Punya hobi baca buku kadang jadi bahan candaan yang serius. “Wah, kamu pasti boros, ya? Buku mahal-mahal dibeliin terus!” Kalimat semacam itu terdengar sepele, tapi cukup sering mampir ke telinga mereka yang gemar membaca.
Seolah-olah kegiatan membaca identik dengan pengeluaran yang berlebihan dan tidak esensial. Tapi, benarkah pembaca buku itu boros? Atau justru yang keliru adalah cara kita melihat apa itu boros?
Memang harus diakui, harga buku di Indonesia tidak selalu bersahabat dengan kantong. Rata-rata harga buku baru berkisar antara Rp80.000 hingga Rp150.000.
Untuk kalangan tertentu, harga ini bukan masalah, tapi bagi sebagian besar masyarakat Indonesia yang penghasilannya masih di bawah rata-rata, buku adalah barang mewah. Di sinilah muncul persepsi bahwa membeli buku adalah bentuk pengeluaran yang tidak penting.
Namun, perlu diingat bahwa membaca bukan konsumsi kosong. Membaca adalah bentuk investasi jangka panjang, untuk pengetahuan, wawasan, empati, dan cara berpikir.
Dari satu buku, seseorang bisa menemukan perspektif baru, pengalaman orang lain, sejarah yang tak ia alami sendiri, dan pemahaman yang bisa mengubah caranya melihat dunia. Apakah semua itu bisa dianggap boros?
Ironisnya, saat seseorang membeli kopi susu tiap hari, langganan streaming bulanan, atau mengoleksi barang koleksi edisi terbatas, tidak banyak yang mempersoalkan.
Namun, membeli buku seolah harus dipertanyakan. Padahal, hobi apa pun bentuknya pasti menimbulkan pengeluaran. Hanya karena buku tidak tampak sebagai benda pamer, bukan berarti nilainya lebih rendah.
Fakta lainnya tidak semua pembaca buku harus punya dompet tebal. Banyak pembaca buku cerdas yang justru mengandalkan berbagai alternatif untuk tetap hemat dalam membeli buku bacaan.

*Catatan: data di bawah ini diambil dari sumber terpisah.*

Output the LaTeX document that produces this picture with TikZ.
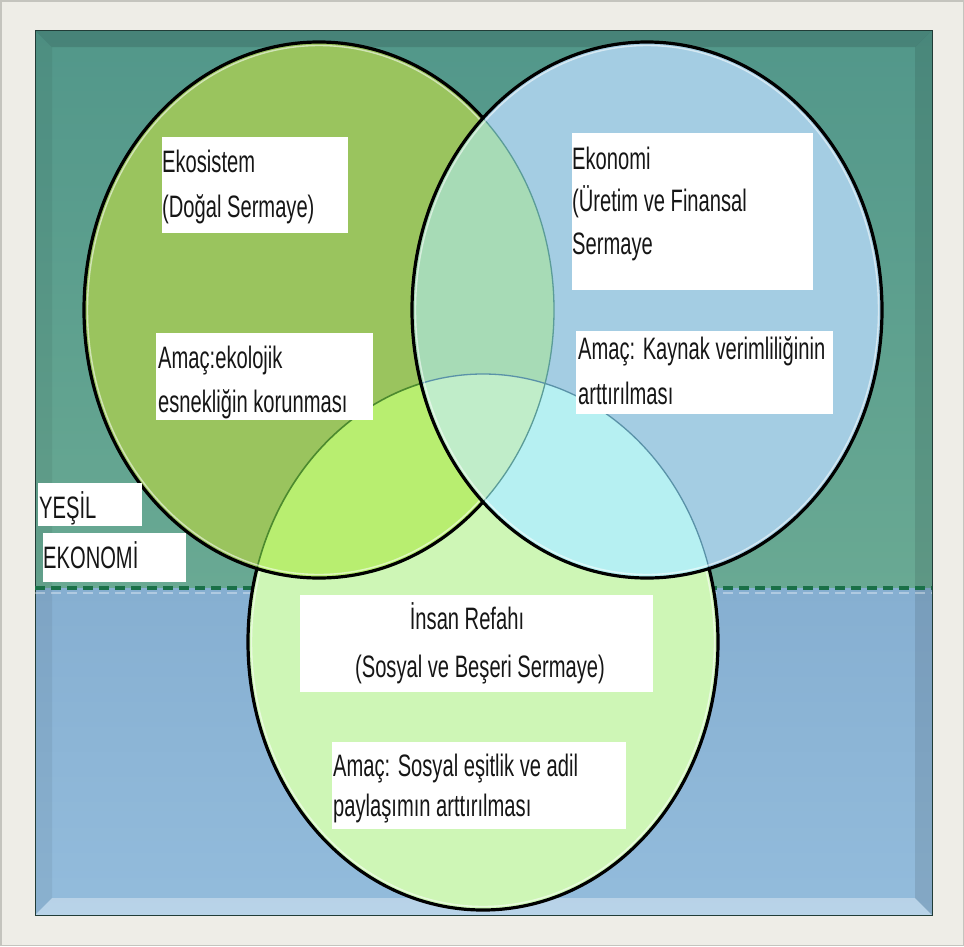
\documentclass[tikz,border=0pt]{standalone}
\usepackage{fontspec}
\newfontfamily\narrowfont[FakeStretch=0.65]{Liberation Sans}
\definecolor{framecol}{HTML}{EEEDE7}
\definecolor{framebd}{HTML}{C4C4BE}
\definecolor{tealtop}{HTML}{52978A}
\definecolor{tealbot}{HTML}{69A993}
\definecolor{bluetop}{HTML}{86AFD1}
\definecolor{bluebot}{HTML}{93BCDC}
\definecolor{cA}{HTML}{9AC45E}
\definecolor{cB}{HTML}{A4CDE3}
\definecolor{cC}{HTML}{CEF6B6}
\definecolor{cAB}{HTML}{A7DBB6}
\definecolor{cAC}{HTML}{B8EE70}
\definecolor{cBC}{HTML}{B6F0F2}
\definecolor{cABC}{HTML}{C0EDC9}
\definecolor{dashcol}{HTML}{1A7048}
\definecolor{txtcol}{HTML}{161616}
\definecolor{arcA}{HTML}{4C8A2E}
\definecolor{arcB}{HTML}{5A92A8}
\definecolor{arcAin}{HTML}{5B9C98}
\def\ellA{(319,310) ellipse [x radius=235, y radius=268]}
\def\ellB{(647,310) ellipse [x radius=235, y radius=268]}
\def\ellC{(483,642) ellipse [x radius=235, y radius=268]}
\def\ellAh{(319,310) ellipse [x radius=231.5, y radius=264.5]}
\def\ellBh{(647,310) ellipse [x radius=231.5, y radius=264.5]}
\def\ellCh{(483,642) ellipse [x radius=231.5, y radius=264.5]}
\tikzset{
  panel/.style={fill=white, inner sep=0pt, anchor=north west},
  lbl/.style={font=\narrowfont\fontsize{31}{36}\selectfont, text=txtcol, inner sep=0pt},
  rim/.style={draw=black, line width=3.2pt},
  glow/.style={draw=white, line width=1.4pt, opacity=0.55},
}
\begin{document}
\begin{tikzpicture}[x=1pt,y=-1pt]
\useasboundingbox (0,0) rectangle (964,946);
% outer frame
\fill[framecol] (0,0) rectangle (964,946);
\draw[framebd, line width=1.5pt] (0.75,0.75) rectangle (963.25,945.25);
% inner background
\shade[top color=tealtop, bottom color=tealbot] (35,30) rectangle (932,588);
\shade[top color=bluetop, bottom color=bluebot] (35,588) rectangle (932,915);
% bevel
\fill[black, opacity=0.13] (35,30) -- (932,30) -- (915,47) -- (52,47) -- cycle;
\fill[black, opacity=0.06] (35,30) -- (52,47) -- (52,898) -- (35,915) -- cycle;
\fill[black, opacity=0.10] (932,30) -- (932,915) -- (915,898) -- (915,47) -- cycle;
\fill[white, opacity=0.35] (35,915) -- (932,915) -- (915,898) -- (52,898) -- cycle;
\draw[black!60!tealtop, line width=0.8pt] (35,30) rectangle (932,915);
% dashed line
\draw[white, opacity=0.35, line width=2pt, dash pattern=on 10pt off 6pt] (35,593) -- (932,593);
\draw[dashcol, line width=3.8pt, dash pattern=on 10pt off 6pt] (35,588) -- (932,588);
% circle C
\fill[cC] \ellC;
\draw[glow] \ellCh;
\draw[rim] \ellC;
% circle A
\fill[cA] \ellA;
\begin{scope}\clip \ellC; \fill[cAC] \ellA; \end{scope}
\begin{scope}\clip \ellA; \draw[arcA, line width=1.6pt] \ellC; \end{scope}
\draw[glow] \ellAh;
\draw[rim] \ellA;
% circle B
\fill[cB] \ellB;
\begin{scope}\clip \ellC; \fill[cBC] \ellB; \end{scope}
\begin{scope}\clip \ellA; \fill[cAB] \ellB; \end{scope}
\begin{scope}\clip \ellA; \clip \ellC; \fill[cABC] \ellB; \end{scope}
\begin{scope}\clip \ellB; \draw[arcB, line width=1.3pt] \ellC; \draw[arcAin, line width=1.3pt] \ellA; \end{scope}
\draw[glow] \ellBh;
\draw[rim] \ellB;
% boxes
\node[panel, minimum width=186, minimum height=96] (b1) at (162,137) {};
\node[panel, minimum width=217, minimum height=87] (b2) at (156,333) {};
\node[panel, minimum width=241, minimum height=157] (b3) at (572,133) {};
\node[panel, minimum width=257, minimum height=83] (b4) at (576,331) {};
\node[panel, minimum width=104, minimum height=43] (b5) at (38,483) {};
\node[panel, minimum width=143, minimum height=49] (b6) at (43,533) {};
\node[panel, minimum width=353, minimum height=97] (b7) at (300,595) {};
\node[panel, minimum width=294, minimum height=87] (b8) at (332,742) {};
% texts
\node[lbl, anchor=base west] (t1) at (162,172) {Ekosistem};
\node[lbl, anchor=base west] (t2) at (162,217) {(Doğal Sermaye)};
\node[lbl, anchor=base west] (t3) at (158,368) {Amaç:ekolojik};
\node[lbl, anchor=base west] (t4) at (158,412) {esnekliğin korunması};
\node[lbl, anchor=base west] (t5) at (572,169) {Ekonomi};
\node[lbl, anchor=base west] (t6) at (572,211) {(Üretim ve Finansal};
\node[lbl, anchor=base west] (t7) at (572,254) {Sermaye};
\node[lbl, anchor=base west] (t8) at (578,359) {Amaç: Kaynak verimliliğinin};
\node[lbl, anchor=base west] (t9) at (578,404) {arttırılması};
\node[lbl, anchor=base west] (t10) at (39,518) {YEŞİL};
\node[lbl, anchor=base west] (t11) at (43,568) {EKONOMİ};
\node[lbl, anchor=base] (t12) at (467,629) {İnsan Refahı};
\node[lbl, anchor=base] (t13) at (480,677) {(Sosyal ve Beşeri Sermaye)};
\node[lbl, anchor=base west] (t14) at (333,776) {Amaç: Sosyal eşitlik ve adil};
\node[lbl, anchor=base west] (t15) at (333,816) {paylaşımın arttırılması};
\end{tikzpicture}
\end{document}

Lagi pula, banyak cara untuk tetap membaca tanpa harus boros. Misalnya, memanfaatkan perpustakaan digital gratis seperti iPusnas yang menyediakan ratusan judul buku tanpa biaya.
Atau ikut komunitas baca yang sering mengadakan sesi pinjam dan tukar buku antaranggota. Kalau ingin mengoleksi buku fisik, kamu bisa berburu di toko buku bekas, bazar buku, atau lapak preloved yang kini banyak dijual lewat marketplace maupun media sosial.
Bahkan, beberapa akun jual buku bekas juga sering memberikan diskon besar-besaran untuk buku dengan kondisi masih sangat layak baca.
Ada juga platform seperti Google Books yang menyediakan e-book gratis dan legal. Bahkan cukup dengan meminjam dari teman, kamu tetap bisa memperkaya bacaan tanpa harus merogoh kocek dalam-dalam.
Selain itu, banyak toko buku online di marketplace yang rutin memberikan diskon, cashback, hingga voucher gratis ongkir. Promo-promo seperti Harbolnas, Payday, atau Flash Sale bisa jadi kesempatan emas untuk mendapatkan buku dengan harga lebih hemat.
Yang lebih penting justru bagaimana masyarakat kita perlu lebih menghargai aktivitas membaca. Sebab membaca bukan hanya tentang hobi, melainkan juga bentuk perlawanan terhadap ketidaktahuan.
Dalam buku, ada keberanian untuk bertanya, untuk berpikir lebih dalam, dan untuk tidak mudah percaya. Ini adalah bentuk pengayaan diri yang tidak ternilai harganya.
Maka jika seseorang memilih untuk boros pada buku, izinkanlah. Setiap orang berhak punya prioritas. Dan siapa tahu, dari halaman-halaman yang ia baca, lahir ide-ide besar yang bisa mengubah lingkungan sekitarnya.
Karena pada akhirnya, semua orang boros pada sesuatu. Ada yang boros untuk tren, ada yang boros untuk gaya hidup. Tapi jika kamu boros untuk buku, itu bukan pemborosan, itu bentuk cinta.